Option 2. Is out of question (described in detail later)
Option 3. As you said, you should really avoid it.
Option 1 is the best. Just design your API with Obj-C and Swift in mind. What does it mean ?
• Don't use selectors - they're not a Swift standard.
• Use nullability to convert to optionals
• Closures and blocks may have the same syntax, but there's a slight difference, watch out for that:
Swift closures and Objective-C blocks are compatible, so you can pass
Swift closures to Objective-C methods that expect blocks. Swift
closures and functions have the same type, so you can even pass the
name of a Swift function.
Closures have similar capture semantics as blocks but differ in one
key way: Variables are mutable rather than copied. In other words, the
behavior of __block in Objective-C is the default behavior for
variables in Swift.
Source: Apple's Using Swift with Cocoa and Objective-C - It explains everything in detail.
You can read more here.
When designing such API you have to know how everything is converted, but if you do it right the users won't notice a difference :)
Make sure your
x.framework is shipped with the
modules folder and file inside.
New Xcode generates it for you. This way users can use your Obj-C project in Swift without adding it to a bridging file. So they can just
import myLib out of the box.
Why not Swift?
Unfortunately, the most sensible way to distribute a compiled library right now is to write it in Objective-C.
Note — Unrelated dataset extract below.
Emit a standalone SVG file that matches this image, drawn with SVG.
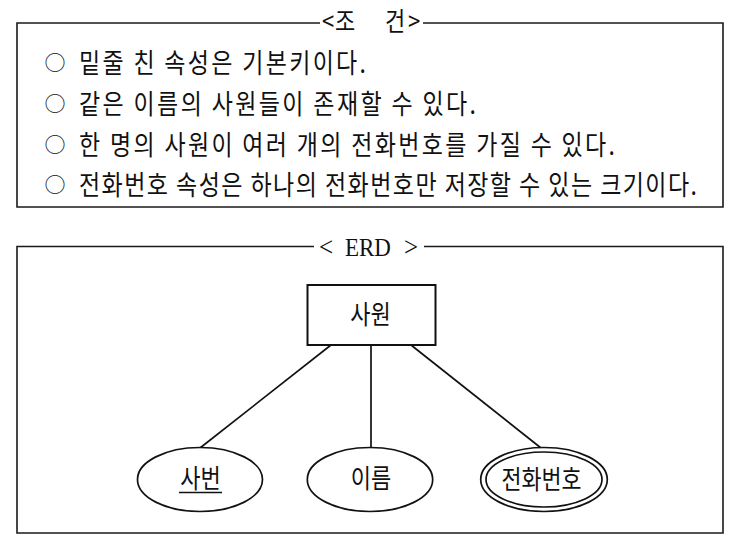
<svg xmlns="http://www.w3.org/2000/svg" width="740" height="550" viewBox="0 0 740 550">
  <style>
    .frame { fill: none; stroke: #1a1a1a; stroke-width: 1.6; }
    .kr { font-family: "Noto Sans CJK KR", "Noto Sans", sans-serif; fill: #111; }
    .serif { font-family: "Liberation Serif", "DejaVu Serif", serif; fill: #111; }
    .cond { font-size: 23px; }
    .bullet { font-size: 21px; text-anchor: middle; }
    .node { fill: #fff; stroke: #111; stroke-width: 2; }
    .attr { fill: #fff; stroke: #111; stroke-width: 1.7; }
    .edge { stroke: #111; stroke-width: 1.7; fill: none; }
    .lbl { font-size: 22px; text-anchor: middle; }
  </style>
  <rect width="740" height="550" fill="#fff"/>

  <g id="conditions">
    <polyline class="frame" points="320,23 17,23 17,207 723,207 723,23 423,23"/>
    <text class="kr" font-size="22" transform="translate(0,30.5) scale(1,1.2)"><tspan x="322">&lt;</tspan><tspan x="335">조</tspan><tspan x="385">건</tspan><tspan x="408">&gt;</tspan></text>
    <text class="kr bullet" x="55" y="69.5">○</text>
    <text class="kr cond" transform="translate(79,72.5) scale(1,1.18)" textLength="287" lengthAdjust="spacing">밑줄 친 속성은 기본키이다.</text>
    <text class="kr bullet" x="55" y="110.7">○</text>
    <text class="kr cond" transform="translate(79,113.5) scale(1,1.18)" textLength="397" lengthAdjust="spacing">같은 이름의 사원들이 존재할 수 있다.</text>
    <text class="kr bullet" x="55" y="152">○</text>
    <text class="kr cond" transform="translate(79,154.5) scale(1,1.18)" textLength="536" lengthAdjust="spacing">한 명의 사원이 여러 개의 전화번호를 가질 수 있다.</text>
    <text class="kr bullet" x="55" y="192.3">○</text>
    <text class="kr cond" transform="translate(79,195) scale(1,1.18)" textLength="618" lengthAdjust="spacing">전화번호 속성은 하나의 전화번호만 저장할 수 있는 크기이다.</text>
  </g>

  <g id="erd-frame">
    <polyline class="frame" points="314,246.5 17,246.5 17,533 723,533 723,246.5 424,246.5"/>
    <text class="serif" font-size="23" transform="translate(0,255.5) scale(1,1.12)"><tspan x="319" font-size="25">&lt;</tspan><tspan x="345">ERD</tspan><tspan x="404" font-size="25">&gt;</tspan></text>
  </g>

  <g id="connectors">
    <line class="edge" x1="331" y1="345" x2="200" y2="448"/>
    <line class="edge" x1="371" y1="345" x2="371" y2="447"/>
    <line class="edge" x1="411" y1="345" x2="541" y2="448"/>
  </g>

  <g id="node-employee">
    <rect class="node" x="307.5" y="285" width="128" height="60"/>
    <text class="kr lbl" transform="translate(370.5,324) scale(1,1.2)">사원</text>
  </g>

  <g id="node-empno">
    <ellipse class="attr" cx="200" cy="479.5" rx="62.5" ry="32"/>
    <text class="kr lbl" transform="translate(200.5,487.5) scale(1,1.2)">사번</text>
    <line x1="179" y1="492.5" x2="222" y2="492.5" stroke="#111" stroke-width="1.3"/>
  </g>

  <g id="node-name">
    <ellipse class="attr" cx="370" cy="479.5" rx="62.7" ry="32"/>
    <text class="kr lbl" transform="translate(371,487.5) scale(1,1.2)">이름</text>
  </g>

  <g id="node-phone">
    <ellipse class="attr" cx="544" cy="479.5" rx="63.3" ry="32"/>
    <ellipse class="attr" cx="544" cy="479.5" rx="58" ry="27.5"/>
    <text class="kr lbl" transform="translate(541.5,489) scale(1,1.2)" textLength="80" lengthAdjust="spacingAndGlyphs">전화번호</text>
  </g>
</svg>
And that's because of one big reason: Swift Binary Compatiblity Problem
While your app’s runtime compatibility is ensured, the Swift language
itself will continue to evolve, and the binary interface will also
change. To be safe, all components of your app should be built with
the same version of Xcode and the Swift compiler to ensure that they
This means that frameworks need to be managed carefully. For instance,
if your project uses frameworks to share code with an embedded
extension, you will want to build the frameworks, app, and extensions
together. It would be dangerous to rely upon binary frameworks that
use Swift — especially from third parties. As Swift changes, those
frameworks will be incompatible with the rest of your app. When the
binary interface stabilizes in a year or two, the Swift runtime will
become part of the host OS and this limitation will no longer exist.
Peter Steinberger, the founder of PSPDFKit, which is also a library distributed as a compiled library has ran into the same problem: they're stuck with Obj-C for now and can't use Swift.